We use AOT compilation to generate binaries for matrix multiplication for specified backends and run them to generate the benchmarking numbers. To generate performance numbers and get a comparison plot run:

python3 mmperf.py ./build/matmul/ results

results folder will be created in the mmperf top-level directory which will contain GLOPS for every matmul size and every backend. A plot comparing performances of backends will also be generated in matmul.png.

Each generated binary can also be executed individually. To run a specific matrix size (say 24x64x512) for a backend run:

./build/matmul/matmul_<LIBRARY>_24x64x512

Program configuration

Matrix sizes: benchmark_sizes folder has text files containing the matrix sizes that mmperf runs on. You can change the matrix size input file by editing SIZE_FILE option in cmake/common.cmake. Default is benchmark_all_sizes.txt.

Precision: The default precision for all backends is FP32. FP16 benchmark has been added to cuBLAS, IREE, and triton backends. To enable FP16, use flag -DUSE_FP16=ON

Run iree-llvm-sandbox in mmperf

To build mlir with iree-llvm-sandbox, enable the flag -DUSE_IREE_LLVM_SANDBOX=ON.

To run iree-llvm-sandbox, and get the best performance among different experts, run:

cmake --build build/matmul --target sandbox_search

Note: This command will perform search on all expert configurations, and output the best configs to mlir_sandbox_configs for each matmul size.

To compare results between original mlir-sandbox and nodai-sandbox, run:

python mmperf.py ./build/matmul results -sandbox -sandbox_configs=/path/to/mlir_sandbox_configs -nodai_configs=/path/to/nodai_sandbox_configs

Note: If you just want to plot results for mlir_sandbox, enable -sandbox_configs (to load configs from previous run) or -benchmark_path (to rerun the search).
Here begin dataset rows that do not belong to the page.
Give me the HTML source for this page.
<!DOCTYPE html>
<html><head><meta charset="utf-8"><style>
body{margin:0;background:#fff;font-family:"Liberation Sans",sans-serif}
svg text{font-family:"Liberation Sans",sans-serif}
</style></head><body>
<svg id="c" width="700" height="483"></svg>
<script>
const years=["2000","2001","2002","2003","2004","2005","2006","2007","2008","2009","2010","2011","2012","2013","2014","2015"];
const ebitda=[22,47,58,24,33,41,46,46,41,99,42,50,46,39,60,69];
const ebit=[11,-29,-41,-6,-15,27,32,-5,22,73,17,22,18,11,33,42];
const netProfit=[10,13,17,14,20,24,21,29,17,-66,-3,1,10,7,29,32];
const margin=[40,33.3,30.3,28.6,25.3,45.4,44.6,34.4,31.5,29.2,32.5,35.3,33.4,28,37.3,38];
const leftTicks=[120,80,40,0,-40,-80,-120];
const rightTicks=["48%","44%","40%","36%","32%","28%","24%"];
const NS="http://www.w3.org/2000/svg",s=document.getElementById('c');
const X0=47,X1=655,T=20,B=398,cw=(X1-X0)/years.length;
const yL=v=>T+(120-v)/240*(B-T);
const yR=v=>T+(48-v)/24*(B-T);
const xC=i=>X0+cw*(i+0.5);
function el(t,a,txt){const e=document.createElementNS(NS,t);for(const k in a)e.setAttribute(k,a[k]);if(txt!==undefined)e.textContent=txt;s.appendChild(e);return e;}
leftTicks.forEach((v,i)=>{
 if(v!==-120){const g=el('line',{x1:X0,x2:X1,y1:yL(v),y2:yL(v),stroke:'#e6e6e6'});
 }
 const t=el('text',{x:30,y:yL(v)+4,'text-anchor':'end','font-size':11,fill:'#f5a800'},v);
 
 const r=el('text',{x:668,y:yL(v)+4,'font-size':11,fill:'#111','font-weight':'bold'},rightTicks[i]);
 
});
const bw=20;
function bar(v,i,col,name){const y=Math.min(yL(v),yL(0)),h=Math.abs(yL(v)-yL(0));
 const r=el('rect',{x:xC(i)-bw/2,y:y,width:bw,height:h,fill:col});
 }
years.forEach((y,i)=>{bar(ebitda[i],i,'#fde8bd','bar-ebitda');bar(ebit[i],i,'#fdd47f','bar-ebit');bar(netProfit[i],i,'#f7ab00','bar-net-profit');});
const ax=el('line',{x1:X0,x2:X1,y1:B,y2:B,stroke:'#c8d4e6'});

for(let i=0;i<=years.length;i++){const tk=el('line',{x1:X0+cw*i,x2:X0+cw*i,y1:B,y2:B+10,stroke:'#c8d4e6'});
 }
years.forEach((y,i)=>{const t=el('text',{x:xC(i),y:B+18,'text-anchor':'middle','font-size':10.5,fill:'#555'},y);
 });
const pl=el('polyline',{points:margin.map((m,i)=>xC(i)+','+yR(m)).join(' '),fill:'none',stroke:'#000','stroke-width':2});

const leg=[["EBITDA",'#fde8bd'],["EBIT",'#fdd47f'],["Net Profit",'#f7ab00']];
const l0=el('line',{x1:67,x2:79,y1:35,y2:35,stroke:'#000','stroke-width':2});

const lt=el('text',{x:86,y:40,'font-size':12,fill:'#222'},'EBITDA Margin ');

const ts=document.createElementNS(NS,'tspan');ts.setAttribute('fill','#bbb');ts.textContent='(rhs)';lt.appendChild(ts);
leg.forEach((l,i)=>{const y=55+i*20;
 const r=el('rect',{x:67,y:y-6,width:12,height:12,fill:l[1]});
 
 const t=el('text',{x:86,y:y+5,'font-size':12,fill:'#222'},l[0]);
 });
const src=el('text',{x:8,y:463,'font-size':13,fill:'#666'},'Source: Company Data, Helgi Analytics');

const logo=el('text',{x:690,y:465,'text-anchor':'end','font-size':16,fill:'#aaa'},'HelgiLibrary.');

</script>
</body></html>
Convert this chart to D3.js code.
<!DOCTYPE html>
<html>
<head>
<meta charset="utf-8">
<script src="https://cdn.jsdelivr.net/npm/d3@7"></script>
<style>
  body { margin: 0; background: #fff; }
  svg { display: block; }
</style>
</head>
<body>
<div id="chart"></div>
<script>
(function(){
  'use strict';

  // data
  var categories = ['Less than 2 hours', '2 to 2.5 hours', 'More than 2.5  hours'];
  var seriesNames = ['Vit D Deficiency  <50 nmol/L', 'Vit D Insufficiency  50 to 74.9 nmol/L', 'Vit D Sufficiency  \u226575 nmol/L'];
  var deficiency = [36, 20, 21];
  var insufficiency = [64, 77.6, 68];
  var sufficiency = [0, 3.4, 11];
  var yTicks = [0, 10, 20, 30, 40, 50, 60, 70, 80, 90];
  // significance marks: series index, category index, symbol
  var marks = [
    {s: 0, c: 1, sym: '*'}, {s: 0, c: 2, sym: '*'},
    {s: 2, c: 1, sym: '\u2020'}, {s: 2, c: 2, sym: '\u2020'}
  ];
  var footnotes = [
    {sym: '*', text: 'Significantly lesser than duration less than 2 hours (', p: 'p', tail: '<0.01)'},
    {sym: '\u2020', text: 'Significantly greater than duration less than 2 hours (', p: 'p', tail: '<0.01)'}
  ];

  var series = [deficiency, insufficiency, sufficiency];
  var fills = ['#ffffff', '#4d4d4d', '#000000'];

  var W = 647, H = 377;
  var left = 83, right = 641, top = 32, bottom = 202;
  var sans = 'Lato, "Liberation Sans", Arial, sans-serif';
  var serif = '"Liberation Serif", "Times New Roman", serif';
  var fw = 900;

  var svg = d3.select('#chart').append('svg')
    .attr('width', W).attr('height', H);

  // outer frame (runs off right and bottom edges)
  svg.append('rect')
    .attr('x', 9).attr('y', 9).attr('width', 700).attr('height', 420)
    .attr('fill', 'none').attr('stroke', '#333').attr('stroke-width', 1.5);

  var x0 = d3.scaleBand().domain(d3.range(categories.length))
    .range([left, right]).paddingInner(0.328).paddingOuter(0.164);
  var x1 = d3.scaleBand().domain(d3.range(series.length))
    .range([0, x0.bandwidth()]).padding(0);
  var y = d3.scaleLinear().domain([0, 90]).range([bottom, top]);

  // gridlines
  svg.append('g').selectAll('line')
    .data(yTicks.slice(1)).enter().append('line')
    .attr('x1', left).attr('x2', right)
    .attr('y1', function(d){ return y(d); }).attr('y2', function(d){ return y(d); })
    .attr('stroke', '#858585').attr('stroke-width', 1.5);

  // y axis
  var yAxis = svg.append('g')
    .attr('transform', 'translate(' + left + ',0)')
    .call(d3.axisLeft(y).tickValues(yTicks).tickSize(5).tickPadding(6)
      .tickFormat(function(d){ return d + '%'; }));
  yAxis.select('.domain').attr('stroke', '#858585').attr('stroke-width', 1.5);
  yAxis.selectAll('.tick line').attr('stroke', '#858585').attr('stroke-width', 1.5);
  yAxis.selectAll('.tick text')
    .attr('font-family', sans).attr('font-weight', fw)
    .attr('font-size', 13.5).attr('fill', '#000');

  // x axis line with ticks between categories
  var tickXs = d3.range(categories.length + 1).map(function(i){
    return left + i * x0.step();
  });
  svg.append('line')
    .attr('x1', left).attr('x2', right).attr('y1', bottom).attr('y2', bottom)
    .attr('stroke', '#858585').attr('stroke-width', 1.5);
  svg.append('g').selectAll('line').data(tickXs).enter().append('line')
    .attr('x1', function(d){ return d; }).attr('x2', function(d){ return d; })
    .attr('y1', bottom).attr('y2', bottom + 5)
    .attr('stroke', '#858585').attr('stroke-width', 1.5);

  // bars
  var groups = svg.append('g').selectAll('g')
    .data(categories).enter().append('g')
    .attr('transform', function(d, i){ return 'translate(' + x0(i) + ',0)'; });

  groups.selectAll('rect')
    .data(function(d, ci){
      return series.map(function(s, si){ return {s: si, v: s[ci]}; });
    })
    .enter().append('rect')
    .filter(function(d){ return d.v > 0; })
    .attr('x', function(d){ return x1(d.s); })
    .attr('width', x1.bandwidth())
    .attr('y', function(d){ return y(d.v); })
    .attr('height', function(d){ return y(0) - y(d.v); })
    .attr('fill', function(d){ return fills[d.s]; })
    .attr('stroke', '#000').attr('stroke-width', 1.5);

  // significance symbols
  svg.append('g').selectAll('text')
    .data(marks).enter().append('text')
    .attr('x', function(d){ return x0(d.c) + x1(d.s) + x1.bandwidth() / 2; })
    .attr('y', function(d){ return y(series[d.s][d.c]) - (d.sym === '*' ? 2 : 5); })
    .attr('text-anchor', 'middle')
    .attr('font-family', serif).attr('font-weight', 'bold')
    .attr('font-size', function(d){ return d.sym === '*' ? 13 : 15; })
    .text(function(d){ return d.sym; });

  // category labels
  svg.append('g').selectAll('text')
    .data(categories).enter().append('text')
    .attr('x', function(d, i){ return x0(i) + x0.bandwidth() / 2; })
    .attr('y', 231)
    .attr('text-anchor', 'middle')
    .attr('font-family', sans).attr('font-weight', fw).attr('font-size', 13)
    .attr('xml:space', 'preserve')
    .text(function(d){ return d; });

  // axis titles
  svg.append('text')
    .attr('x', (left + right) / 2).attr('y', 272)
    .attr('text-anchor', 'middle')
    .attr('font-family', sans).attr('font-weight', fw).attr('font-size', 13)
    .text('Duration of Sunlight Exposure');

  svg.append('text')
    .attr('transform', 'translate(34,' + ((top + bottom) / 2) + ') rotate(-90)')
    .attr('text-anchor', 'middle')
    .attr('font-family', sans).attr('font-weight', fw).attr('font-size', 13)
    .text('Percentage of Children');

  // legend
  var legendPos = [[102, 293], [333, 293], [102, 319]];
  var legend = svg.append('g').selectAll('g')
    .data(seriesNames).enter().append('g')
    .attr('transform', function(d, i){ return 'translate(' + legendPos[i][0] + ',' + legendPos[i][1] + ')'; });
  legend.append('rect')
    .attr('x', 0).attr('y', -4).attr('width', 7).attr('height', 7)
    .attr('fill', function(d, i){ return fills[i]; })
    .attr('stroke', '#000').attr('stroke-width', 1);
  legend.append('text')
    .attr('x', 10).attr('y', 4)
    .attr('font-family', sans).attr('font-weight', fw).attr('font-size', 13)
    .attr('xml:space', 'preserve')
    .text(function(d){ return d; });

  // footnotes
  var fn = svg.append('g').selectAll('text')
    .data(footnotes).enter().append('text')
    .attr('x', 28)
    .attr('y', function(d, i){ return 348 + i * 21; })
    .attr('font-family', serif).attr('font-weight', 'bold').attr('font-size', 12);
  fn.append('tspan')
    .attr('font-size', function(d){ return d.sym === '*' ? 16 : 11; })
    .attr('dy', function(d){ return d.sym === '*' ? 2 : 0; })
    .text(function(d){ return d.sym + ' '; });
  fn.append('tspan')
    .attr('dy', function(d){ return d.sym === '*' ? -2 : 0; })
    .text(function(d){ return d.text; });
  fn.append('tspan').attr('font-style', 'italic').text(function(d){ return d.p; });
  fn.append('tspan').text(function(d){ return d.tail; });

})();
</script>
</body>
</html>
Optional flag: -num_iters to change the number of iterations for matmul test.

Run triton with FP16

python mmperf.py ./build/matmul results -triton -dtype f16 -benchmark_path=./benchmark_sizes/bert_large_matmul.txt

Installing optional dependencies: Halide, OpenBLAS, MKL

Halide

git clone https://github.com/halide/Halide.git --recurse-submodules
cd Halide/
sudo apt install libclang-11-dev clang-11 liblld-11-dev
LLD_DIR=/usr/lib/llvm-11/lib/cmake/lld cmake . -GNinja \
    -DCMAKE_BUILD_TYPE=Release \
    -DTARGET_WEBASSEMBLY=OFF \
    -DCMAKE_INSTALL_PREFIX=/home/<foo>/lokal/
ninja
ninja install
export HALIDE_DIR=/home/<foo>/lokal/halide

OpenBLAS

sudo apt install libopenblas-dev

BLIS

git clone https://github.com/flame/blis
cd blis
./configure --prefix=/home/foo/lokal/ --enable-cblas -c amd64
make -j 16
make install

Intel MKL

Download and install from https://software.intel.com/content/www/us/en/develop/articles/installation-guide-for-intel-oneapi-toolkits.html

Theoretical Max FLOPS

This benchmark was run on an Intel Xeon CPU running at 3.1GHz. The machine has 256Kb L1 cache, 8Mb L2 cache and 24.8Mb L3 cache. It supports AVX-512 instructions. The peak performance of the machine is 3.1 x 8 x 2 x 2 = 99.2 GFLOPS for double precision and 198.4 GFLOPS for single precision.